On PREEMPT_RT kernel this code sequence breaks because RT-mutex requires a
fully preemptible context. Instead, use spin_lock_irq() or
spin_lock_irqsave() and their unlock counterparts. In cases where the
interrupt disabling and locking must remain separate, PREEMPT_RT offers a
local_lock mechanism. Acquiring the local_lock pins the task to a CPU,
allowing things like per-CPU irq-disabled locks to be acquired. However,
this approach should be used only where absolutely necessary.
raw_spinlock_t
--------------
Acquiring a raw_spinlock_t disables preemption and possibly also
interrupts, so the critical section must avoid acquiring a regular
spinlock_t or rwlock_t, for example, the critical section must avoid
allocating memory. Thus, on a non-PREEMPT_RT kernel the following code
works perfectly::
raw_spin_lock(&lock);
p = kmalloc(sizeof(*p), GFP_ATOMIC);
But this code fails on PREEMPT_RT kernels because the memory allocator is
fully preemptible and therefore cannot be invoked from truly atomic
contexts. However, it is perfectly fine to invoke the memory allocator
while holding normal non-raw spinlocks because they do not disable
preemption on PREEMPT_RT kernels::
spin_lock(&lock);
p = kmalloc(sizeof(*p), GFP_ATOMIC);
bit spinlocks
-------------
Bit spinlocks are problematic for PREEMPT_RT as they cannot be easily
substituted by an RT-mutex based implementation for obvious reasons.
The semantics of bit spinlocks are preserved on PREEMPT_RT kernels and the
caveats vs. raw_spinlock_t apply.
Some bit spinlocks are substituted by regular spinlock_t for PREEMPT_RT but
this requires conditional (#ifdef'ed) code changes at the usage site while
the spinlock_t substitution is simply done by the compiler and the
conditionals are restricted to header files and core implementation of the
locking primitives and the usage sites do not require any changes.
Lock type nesting rules
=======================
The most basic rules are:
- Lock types of the same lock category (sleeping, spinning) can nest
arbitrarily as long as they respect the general lock ordering rules to
prevent deadlocks.
- Sleeping lock types cannot nest inside spinning lock types.
- Spinning lock types can nest inside sleeping lock types.
These rules apply in general independent of CONFIG_PREEMPT_RT.

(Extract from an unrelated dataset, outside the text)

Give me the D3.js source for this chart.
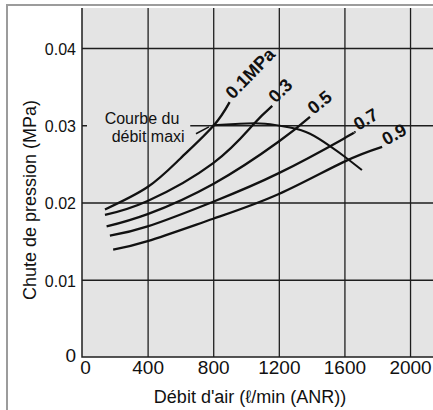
<!DOCTYPE html>
<html><head><meta charset="utf-8">
<script src="https://cdn.jsdelivr.net/npm/d3@7"></script>
<style>html,body{margin:0;padding:0;background:#fff}svg{display:block}</style>
</head><body><svg id="c" width="433" height="410"></svg>
<script>
// ---- data ----
const xTickValues = [0, 400, 800, 1200, 1600, 2000];
const xTickLabels = ["0", "400", "800", "1200", "1600", "2000"];
const yTickValues = [0, 0.01, 0.02, 0.03, 0.04];
const yTickLabels = ["0", "0.01", "0.02", "0.03", "0.04"];
const seriesNames = ["0.1MPa", "0.3", "0.5", "0.7", "0.9"];
const flow_01 = [140, 400, 600, 800, 900];
const drop_01 = [0.0191, 0.0220, 0.0257, 0.0299, 0.0330];
const flow_03 = [140, 400, 800, 1040, 1160];
const drop_03 = [0.0184, 0.0202, 0.0251, 0.0300, 0.0325];
const flow_05 = [150, 400, 800, 1200, 1390];
const drop_05 = [0.0169, 0.0185, 0.0224, 0.0279, 0.0311];
const flow_07 = [170, 400, 800, 1200, 1590, 1660];
const drop_07 = [0.0157, 0.0169, 0.0201, 0.0238, 0.0282, 0.0291];
const flow_09 = [190, 400, 800, 1200, 1590, 1830];
const drop_09 = [0.0139, 0.0150, 0.0179, 0.0211, 0.0252, 0.0272];
const maxFlow = [797, 963, 1116, 1268, 1390, 1512, 1604, 1707];
const maxDrop = [0.0300, 0.0302, 0.0302, 0.0297, 0.0289, 0.0273, 0.0259, 0.0242];
const maxLabelLines = ["Courbe du", "débit maxi"];
const maxLabelFlow = [138, 181];
const maxLabelDrop = [0.03016, 0.02783];
const leaderFlow = [695, 774];
const leaderDrop = [0.0289, 0.0298];
const xTitle = "Débit d'air (\u2113/min (ANR))";
const yTitle = "Chute de pression (MPa)";

// ---- style / layout ----
const W = 433, H = 410;
const plot = {left: 82, right: 433, top: 8, bottom: 357};
const labelAngles = [-46, -45, -39, -31, -29];
const FONT = "'Liberation Sans', Arial, Helvetica, sans-serif";
const BG = "#e4e4e4";

const svg = d3.select("#c");
const x = d3.scaleLinear().domain([0, 2140]).range([plot.left, plot.right]);
const y = d3.scaleLinear().domain([0, 0.04518]).range([plot.bottom, plot.top]);

// outer frame
svg.append("path").attr("d", `M7,${H} L7,5 L${W},5`).attr("fill", "none")
  .attr("stroke", "#9c9c9c").attr("stroke-width", 2);

// plot background
svg.append("rect").attr("x", plot.left).attr("y", plot.top)
  .attr("width", plot.right - plot.left).attr("height", plot.bottom - plot.top).attr("fill", BG);

// horizontal grid + y labels
const yAxis = svg.append("g").attr("transform", `translate(${plot.left},0)`)
  .call(d3.axisLeft(y).tickValues(yTickValues).tickFormat((d, i) => yTickLabels[i])
    .tickSize(-(plot.right - plot.left)).tickPadding(6));
yAxis.select(".domain").remove();
yAxis.selectAll(".tick line").attr("stroke", "#1e1e1e").attr("stroke-width", 1.3)
  .filter(d => d === 0).remove();
yAxis.selectAll(".tick text").attr("font-family", FONT).attr("font-size", 16).attr("fill", "#111")
  .attr("dy", "0.4em");
yAxis.selectAll(".tick text").filter(d => d === 0).attr("font-size", 19).attr("dy", "0.22em");

// label background (hides horizontal grid behind the annotation)
svg.append("rect").attr("x", plot.left + 5).attr("y", y(0.0317))
  .attr("width", x(660) - plot.left - 5).attr("height", y(0.0273) - y(0.0317)).attr("fill", BG);

// vertical grid + x labels
const xAxis = svg.append("g").attr("transform", `translate(0,${plot.bottom})`)
  .call(d3.axisBottom(x).tickValues(xTickValues).tickFormat((d, i) => xTickLabels[i])
    .tickSize(-(plot.bottom - plot.top)).tickPadding(4));
xAxis.select(".domain").remove();
xAxis.selectAll(".tick line").attr("stroke", "#1e1e1e").attr("stroke-width", 1.3)
  .filter(d => d === 0).remove();
xAxis.selectAll(".tick text").attr("font-family", FONT).attr("font-size", 19).attr("fill", "#111");
xAxis.selectAll(".tick text").filter(d => d === 0).attr("dx", 3);

// axis lines
svg.append("path").attr("d", `M${plot.left},${plot.top} L${plot.left},${plot.bottom} L${plot.right},${plot.bottom}`)
  .attr("fill", "none").attr("stroke", "#1e1e1e").attr("stroke-width", 1.5);

// curves
const series = [
  [flow_01, drop_01], [flow_03, drop_03], [flow_05, drop_05], [flow_07, drop_07], [flow_09, drop_09]
].map(([f, p], i) => ({name: seriesNames[i], pts: f.map((v, j) => [v, p[j]])}));
const line = d3.line().x(d => x(d[0])).y(d => y(d[1])).curve(d3.curveNatural);

svg.append("g").selectAll("path").data(series).join("path")
  .attr("d", d => line(d.pts)).attr("fill", "none").attr("stroke", "#111")
  .attr("stroke-width", 2.3).attr("stroke-linecap", "butt");

// max-flow curve
const maxPts = maxFlow.map((v, i) => [v, maxDrop[i]]);
svg.append("path").attr("d", line(maxPts)).attr("fill", "none").attr("stroke", "#111").attr("stroke-width", 2);
svg.append("line").attr("x1", x(leaderFlow[0])).attr("y1", y(leaderDrop[0]))
  .attr("x2", x(leaderFlow[1])).attr("y2", y(leaderDrop[1])).attr("stroke", "#111").attr("stroke-width", 1.5);

// series labels
svg.append("g").selectAll("text").data(series).join("text")
  .attr("transform", (d, i) => {
    const e = d.pts[d.pts.length - 1];
    return `translate(${x(e[0])},${y(e[1])}) rotate(${labelAngles[i]})`;
  })
  .attr("x", 4).attr("y", 1)
  .attr("font-family", FONT).attr("font-weight", "bold").attr("font-size", 18).attr("fill", "#111")
  .text(d => d.name);

// annotation text
svg.append("g").selectAll("text").data(maxLabelLines).join("text")
  .attr("x", (d, i) => x(maxLabelFlow[i])).attr("y", (d, i) => y(maxLabelDrop[i]))
  .attr("font-family", FONT).attr("font-size", 16).attr("fill", "#111").text(d => d);

// axis titles
svg.append("text").attr("x", 250).attr("y", 403)
  .attr("text-anchor", "middle").attr("font-family", FONT).attr("font-size", 18).attr("fill", "#111")
  .text(xTitle);
svg.append("text").attr("transform", `translate(36,200) rotate(-90)`)
  .attr("text-anchor", "middle").attr("font-family", FONT).attr("font-size", 18).attr("fill", "#111")
  .text(yTitle);
</script></body></html>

As PREEMPT_RT changes the lock category of spinlock_t and rwlock_t from
spinning to sleeping this has obviously restrictions how they can nest with
raw_spinlock_t.
This results in the following nest ordering:
1) Sleeping locks
2) spinlock_t and rwlock_t
3) raw_spinlock_t and bit spinlocks
Lockdep is aware of these constraints to ensure that they are respected.
Owner semantics
===============
Most lock types in the Linux kernel have strict owner semantics, i.e. the
context (task) which acquires a lock has to release it.
There are two exceptions:
- semaphores
- rwsems
semaphores have no owner semantics for historical reason, and as such
trylock and release operations can be called from any context. They are
often used for both serialization and waiting purposes. That's generally
discouraged and should be replaced by separate serialization and wait
mechanisms, such as mutexes and completions.
rwsems have grown interfaces which allow non owner release for special
purposes. This usage is problematic on PREEMPT_RT because PREEMPT_RT
substitutes all locking primitives except semaphores with RT-mutex based
implementations to provide priority inheritance for all lock types except
the truly spinning ones. Priority inheritance on ownerless locks is
obviously impossible.
For now the rwsem non-owner release excludes code which utilizes it from
being used on PREEMPT_RT enabled kernels. In same cases this can be
mitigated by disabling portions of the code, in other cases the complete
functionality has to be disabled until a workable solution has been found.